**Exercise requirements**
Images embedded in the records are excluded; print everything else exactly as given.

start Dataset

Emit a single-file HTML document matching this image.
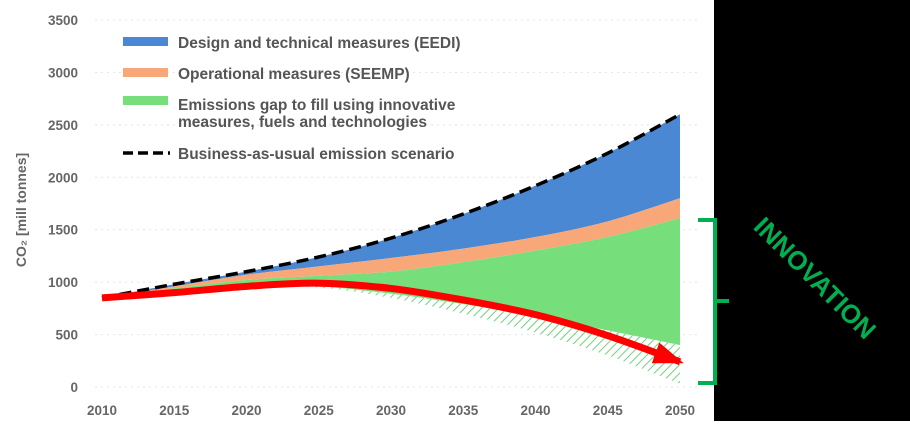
<!DOCTYPE html>
<html><head><meta charset="utf-8"><style>
body{margin:0;width:910px;height:421px;overflow:hidden;background:#fff;font-family:"Liberation Sans",sans-serif}
</style></head><body>
<svg width="910" height="421" id="svg">
<rect x="714" y="0" width="196" height="421" fill="#000"/>
<defs><pattern id="hatch" width="6" height="6" patternUnits="userSpaceOnUse" patternTransform="rotate(45)"><line x1="0" y1="0" x2="0" y2="6" stroke="#6fd17a" stroke-width="2"/></pattern></defs>
<g id="grid"></g><g id="areas"></g><g id="ticks"></g>
<text x="26" y="210" transform="rotate(-90 26 210)" text-anchor="middle" font-size="14" font-weight="bold" fill="#666">CO₂ [mill tonnes]</text>
<g font-size="15.5" font-weight="bold" fill="#555">
<rect x="123" y="37" width="45" height="9" fill="#4a88d4"/>
<text x="178" y="48">Design and technical measures (EEDI)</text>
<rect x="123" y="68" width="45" height="9" fill="#f8a878"/>
<text x="178" y="79">Operational measures (SEEMP)</text>
<rect x="123" y="96" width="45" height="9" fill="#76df7c"/>
<text x="178" y="110">Emissions gap to fill using innovative</text>
<text x="178" y="127">measures, fuels and technologies</text>
<line x1="123" y1="153" x2="170" y2="153" stroke="#000" stroke-width="3.5" stroke-dasharray="10,5"/>
<text x="178" y="159">Business-as-usual emission scenario</text>
</g>
<path d="M698 220 H715 V383 H698 M715 301 H729" fill="none" stroke="#00b050" stroke-width="4"/>
<text x="815" y="287" transform="rotate(45 815 278)" text-anchor="middle" font-size="26" font-weight="bold" fill="#00b050">INNOVATION</text>
</svg>
<script>
const years=[2010,2015,2020,2025,2030,2035,2040,2045,2050];
const bau=[850,980,1100,1240,1420,1650,1920,2230,2600];
const eediBottom=[850,960,1070,1150,1230,1320,1430,1580,1800];
const seempBottom=[850,940,1020,1060,1100,1190,1300,1430,1610];
const gapBottom=[850,920,970,960,890,790,680,540,400];
const hatchBottom=[850,900,950,950,850,700,520,300,30];
const redPath=[850,900,960,990,940,830,690,490,240];
const yTicks=[0,500,1000,1500,2000,2500,3000,3500];
const xTicks=[2010,2015,2020,2025,2030,2035,2040,2045,2050];
const NS="http://www.w3.org/2000/svg";
const X=v=>102+(v-2010)*(578/40), Y=v=>387-v*(367/3500);
function el(t,a,p){const e=document.createElementNS(NS,t);for(const k in a)e.setAttribute(k,a[k]);document.getElementById(p).appendChild(e);return e;}
function curve(pts){let d="";
 for(let i=0;i<pts.length-1;i++){const p0=pts[i-1]||pts[i],p1=pts[i],p2=pts[i+1],p3=pts[i+2]||p2;
 const c1=[p1[0]+(p2[0]-p0[0])/6,p1[1]+(p2[1]-p0[1])/6],c2=[p2[0]-(p3[0]-p1[0])/6,p2[1]-(p3[1]-p1[1])/6];
 d+=` C${c1} ${c2} ${p2}`;}return d;}
const toPts=vals=>years.map((y,i)=>[X(y),Y(vals[i])]);
function band(top,bot){const t=toPts(top),b=toPts(bot).reverse();
 return `M${t[0]}${curve(t)} L${b[0]}${curve(b)} Z`;}
yTicks.forEach(v=>{const g=el('line',{x1:95,x2:700,y1:Y(v),y2:Y(v),stroke:'#e4e4e4','stroke-dasharray':'2,4'},'grid');


const t=el('text',{x:78,y:Y(v)+5,'text-anchor':'end','font-size':13.5,'font-weight':'bold',fill:'#666'},'ticks');t.textContent=v;

});
xTicks.forEach(v=>{const t=el('text',{x:X(v),y:415,'text-anchor':'middle','font-size':13.5,'font-weight':'bold',fill:'#666'},'ticks');t.textContent=v;

});
const layers=[[gapBottom,hatchBottom,'url(#hatch)','hatch-area'],[bau,eediBottom,'#4a88d4','eedi-area'],[eediBottom,seempBottom,'#f8a878','seemp-area'],[seempBottom,gapBottom,'#76df7c','gap-area']];
layers.forEach(l=>{const p=el('path',{d:band(l[0],l[1]),fill:l[2]},'areas');

});
const bp=toPts(bau);const b=el('path',{d:`M${bp[0]}${curve(bp)}`,fill:'none',stroke:'#000','stroke-width':3.5,'stroke-dasharray':'12,6'},'areas');


const rp=toPts(redPath);const tip=rp[rp.length-1],prev=rp[rp.length-2];
let dx=tip[0]-prev[0],dy=tip[1]-prev[1];const L=Math.hypot(dx,dy);dx/=L;dy/=L;
const rl=el('path',{d:`M${rp[0]}${curve(rp)}`,fill:'none',stroke:'#f00','stroke-width':7,'stroke-linecap':'butt'},'areas');


const bx=tip[0]-dx*26,by=tip[1]-dy*26,nx=-dy,ny=dx;
const ah=el('polygon',{points:`${tip[0]+dx*4},${tip[1]+dy*4} ${bx+nx*11},${by+ny*11} ${bx-nx*11},${by-ny*11}`,fill:'#f00'},'areas');


</script>
</body></html>
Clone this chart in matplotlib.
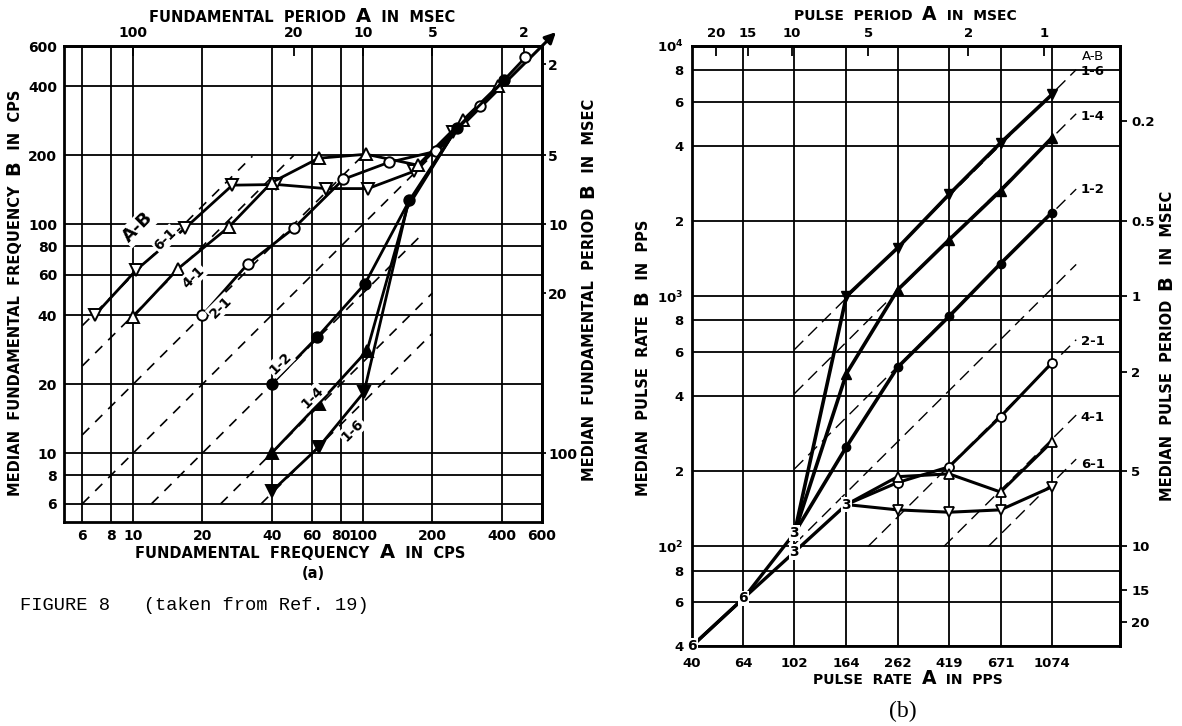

end Dataset

**Exercise solution**
Emit a single-file HTML document matching this image.
<!DOCTYPE html>
<html><head><meta charset="utf-8"><style>
body{margin:0;width:910px;height:421px;overflow:hidden;background:#fff;font-family:"Liberation Sans",sans-serif}
</style></head><body>
<svg width="910" height="421" id="svg">
<rect x="714" y="0" width="196" height="421" fill="#000"/>
<defs><pattern id="hatch" width="6" height="6" patternUnits="userSpaceOnUse" patternTransform="rotate(45)"><line x1="0" y1="0" x2="0" y2="6" stroke="#6fd17a" stroke-width="2"/></pattern></defs>
<g id="grid"></g><g id="areas"></g><g id="ticks"></g>
<text x="26" y="210" transform="rotate(-90 26 210)" text-anchor="middle" font-size="14" font-weight="bold" fill="#666">CO₂ [mill tonnes]</text>
<g font-size="15.5" font-weight="bold" fill="#555">
<rect x="123" y="37" width="45" height="9" fill="#4a88d4"/>
<text x="178" y="48">Design and technical measures (EEDI)</text>
<rect x="123" y="68" width="45" height="9" fill="#f8a878"/>
<text x="178" y="79">Operational measures (SEEMP)</text>
<rect x="123" y="96" width="45" height="9" fill="#76df7c"/>
<text x="178" y="110">Emissions gap to fill using innovative</text>
<text x="178" y="127">measures, fuels and technologies</text>
<line x1="123" y1="153" x2="170" y2="153" stroke="#000" stroke-width="3.5" stroke-dasharray="10,5"/>
<text x="178" y="159">Business-as-usual emission scenario</text>
</g>
<path d="M698 220 H715 V383 H698 M715 301 H729" fill="none" stroke="#00b050" stroke-width="4"/>
<text x="815" y="287" transform="rotate(45 815 278)" text-anchor="middle" font-size="26" font-weight="bold" fill="#00b050">INNOVATION</text>
</svg>
<script>
const years=[2010,2015,2020,2025,2030,2035,2040,2045,2050];
const bau=[850,980,1100,1240,1420,1650,1920,2230,2600];
const eediBottom=[850,960,1070,1150,1230,1320,1430,1580,1800];
const seempBottom=[850,940,1020,1060,1100,1190,1300,1430,1610];
const gapBottom=[850,920,970,960,890,790,680,540,400];
const hatchBottom=[850,900,950,950,850,700,520,300,30];
const redPath=[850,900,960,990,940,830,690,490,240];
const yTicks=[0,500,1000,1500,2000,2500,3000,3500];
const xTicks=[2010,2015,2020,2025,2030,2035,2040,2045,2050];
const NS="http://www.w3.org/2000/svg";
const X=v=>102+(v-2010)*(578/40), Y=v=>387-v*(367/3500);
function el(t,a,p){const e=document.createElementNS(NS,t);for(const k in a)e.setAttribute(k,a[k]);document.getElementById(p).appendChild(e);return e;}
function curve(pts){let d="";
 for(let i=0;i<pts.length-1;i++){const p0=pts[i-1]||pts[i],p1=pts[i],p2=pts[i+1],p3=pts[i+2]||p2;
 const c1=[p1[0]+(p2[0]-p0[0])/6,p1[1]+(p2[1]-p0[1])/6],c2=[p2[0]-(p3[0]-p1[0])/6,p2[1]-(p3[1]-p1[1])/6];
 d+=` C${c1} ${c2} ${p2}`;}return d;}
const toPts=vals=>years.map((y,i)=>[X(y),Y(vals[i])]);
function band(top,bot){const t=toPts(top),b=toPts(bot).reverse();
 return `M${t[0]}${curve(t)} L${b[0]}${curve(b)} Z`;}
yTicks.forEach(v=>{const g=el('line',{x1:95,x2:700,y1:Y(v),y2:Y(v),stroke:'#e4e4e4','stroke-dasharray':'2,4'},'grid');


const t=el('text',{x:78,y:Y(v)+5,'text-anchor':'end','font-size':13.5,'font-weight':'bold',fill:'#666'},'ticks');t.textContent=v;

});
xTicks.forEach(v=>{const t=el('text',{x:X(v),y:415,'text-anchor':'middle','font-size':13.5,'font-weight':'bold',fill:'#666'},'ticks');t.textContent=v;

});
const layers=[[gapBottom,hatchBottom,'url(#hatch)','hatch-area'],[bau,eediBottom,'#4a88d4','eedi-area'],[eediBottom,seempBottom,'#f8a878','seemp-area'],[seempBottom,gapBottom,'#76df7c','gap-area']];
layers.forEach(l=>{const p=el('path',{d:band(l[0],l[1]),fill:l[2]},'areas');

});
const bp=toPts(bau);const b=el('path',{d:`M${bp[0]}${curve(bp)}`,fill:'none',stroke:'#000','stroke-width':3.5,'stroke-dasharray':'12,6'},'areas');


const rp=toPts(redPath);const tip=rp[rp.length-1],prev=rp[rp.length-2];
let dx=tip[0]-prev[0],dy=tip[1]-prev[1];const L=Math.hypot(dx,dy);dx/=L;dy/=L;
const rl=el('path',{d:`M${rp[0]}${curve(rp)}`,fill:'none',stroke:'#f00','stroke-width':7,'stroke-linecap':'butt'},'areas');


const bx=tip[0]-dx*26,by=tip[1]-dy*26,nx=-dy,ny=dx;
const ah=el('polygon',{points:`${tip[0]+dx*4},${tip[1]+dy*4} ${bx+nx*11},${by+ny*11} ${bx-nx*11},${by-ny*11}`,fill:'#f00'},'areas');


</script>
</body></html>
Clone this chart in matplotlib.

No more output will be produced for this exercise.